Former United States team captains have had mixed reactions to Rory McIlroy’s comments last week at the Ryder Cup.
While Tom Watson posted an apology on behalf of the U.S. for the home fans’ “rude and mean-spirited behavior” toward McIlroy at Bethpage Black, Paul Azinger is questioning whether McIlroy egged some of it on himself.
On Golf.com’s “Subpar” podcast this week, Azinger implied McIlroy needed to pick a lane.
“In the press conference after it’s over, he is saying that I think golf should be held to a higher standard of decorum, but in the meantime he says ‘F you, F you, F you’ in full voice for the world to see,” Azinger said. “He turns around and says to the guy, ‘Shut the F up.’ The guy in the media asks him, ‘How did that feel Rory, to tell him to shut up and then hit it to two feet?’ And he said, ‘It felt pretty f’ing good.’
“And I’m like, which is it, Rory? Is it that golf is held to a higher standard or are you just going to ‘F you’ the fans and act like that’s OK? So, I love Rory, but you can’t say that. You can’t say the fans need to behave better and then in the meantime lay them to waste. You can’t do both. You’ve got to be one or the other.”
McIlroy spoke before and after the Ryder Cup about finding the balance of interacting with hostile fans at the biennial competition. Sometimes, the Northern Irishman said, he has engaged with fans too much, and other times, he didn’t engage enough.

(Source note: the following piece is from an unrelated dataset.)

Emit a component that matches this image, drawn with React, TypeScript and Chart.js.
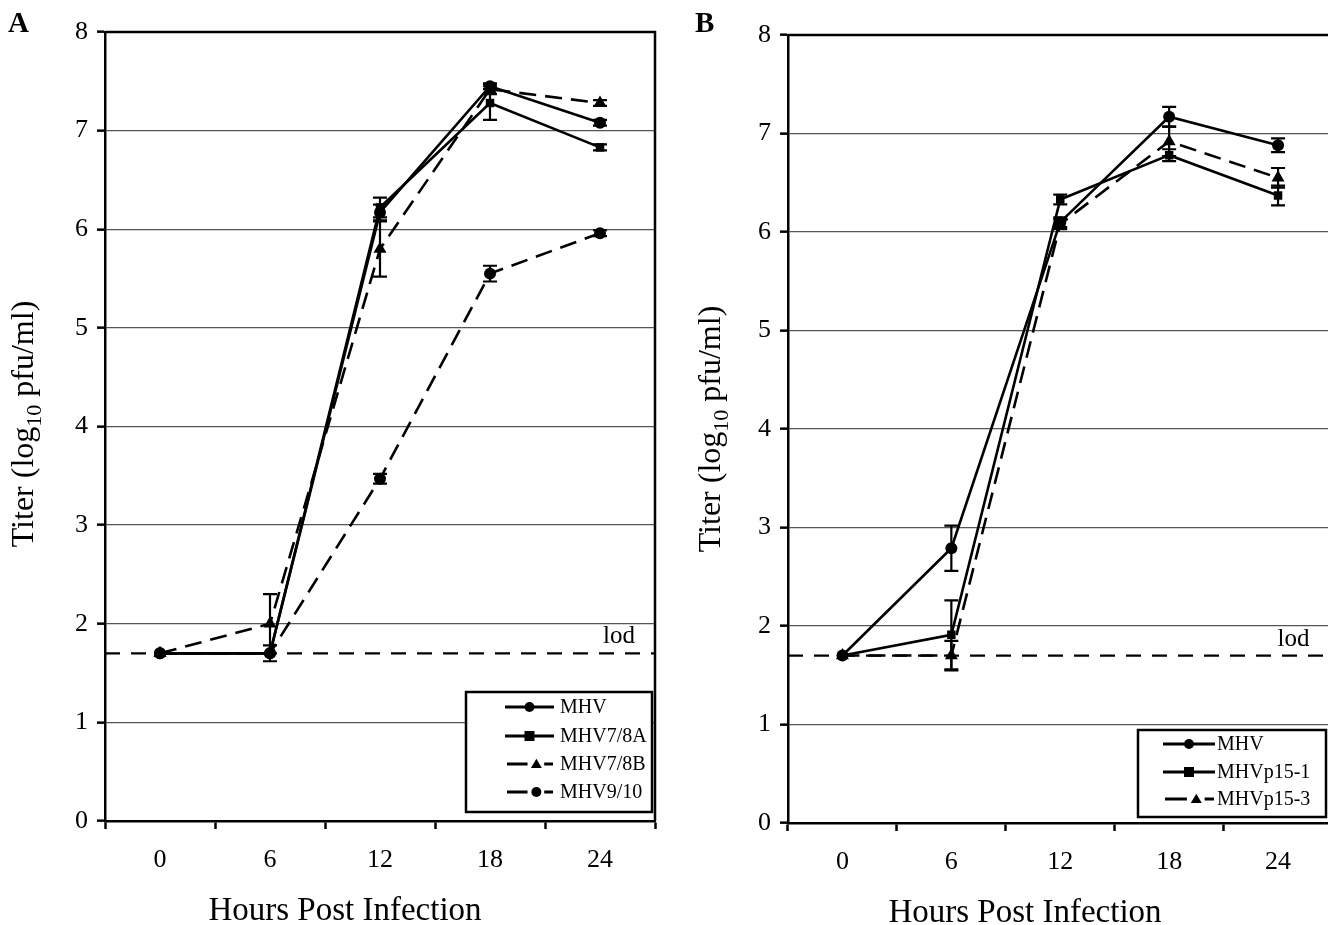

“It was a rough week for all of us,” McIlroy said Sunday night after Team Europe finished off a 15-13 victory. “But at the same time, we shut them up by our performance and how we played, and we tried to — I chirped back a few times because it got to me a few times, but we tried to handle everything that came our way with class and poise, and for the most part, I felt like we did that.”
Europe entered Sunday with an 11 1/2-4 1/2 lead, and it became 12-5 when one match went down as a draw when Norway’s Viktor Hovland withdrew with a neck injury. From that point, Europe needed 2 1/2 more points to clinch the win and it only scored three, as the U.S. made an improbable comeback that fell short.
Azinger took the opportunity to question what that said about McIlroy and his teammates.
“I don’t know what happened in Europe’s team room, but they almost let it get away,” Azinger said. “But they did the slaughtering the first two days. That was a tough pill to swallow. There was a time when I thought it was just going to be the most devastating defeat, and the PGA of America was going to have to restructure everything. And it turned out not to be that way at all. It was actually a bit of a nail-biter.”
Regardless of the final score, the United States’ Ryder Cup operation is still under scrutiny, and not just for its failings on the course for the first two days. The verbal abuse toward McIlroy and his wife was a topic throughout the weekend, and fans often couldn’t get a coherent chant together. A comedian hired to serve as emcee at the first tee stepped down after video showed her encouraging “F– you, Rory” chants.
“Didn’t the PGA of America know when they came here what was going to happen?” Azinger said. “Of course, we all knew. We’ve all been talking about it for 10 years, that this crowd could go crazy. Hey, if the beers weren’t $16 a piece, it could have been worse.”
Azinger, 65, captained the U.S. to a five-point home win in 2008.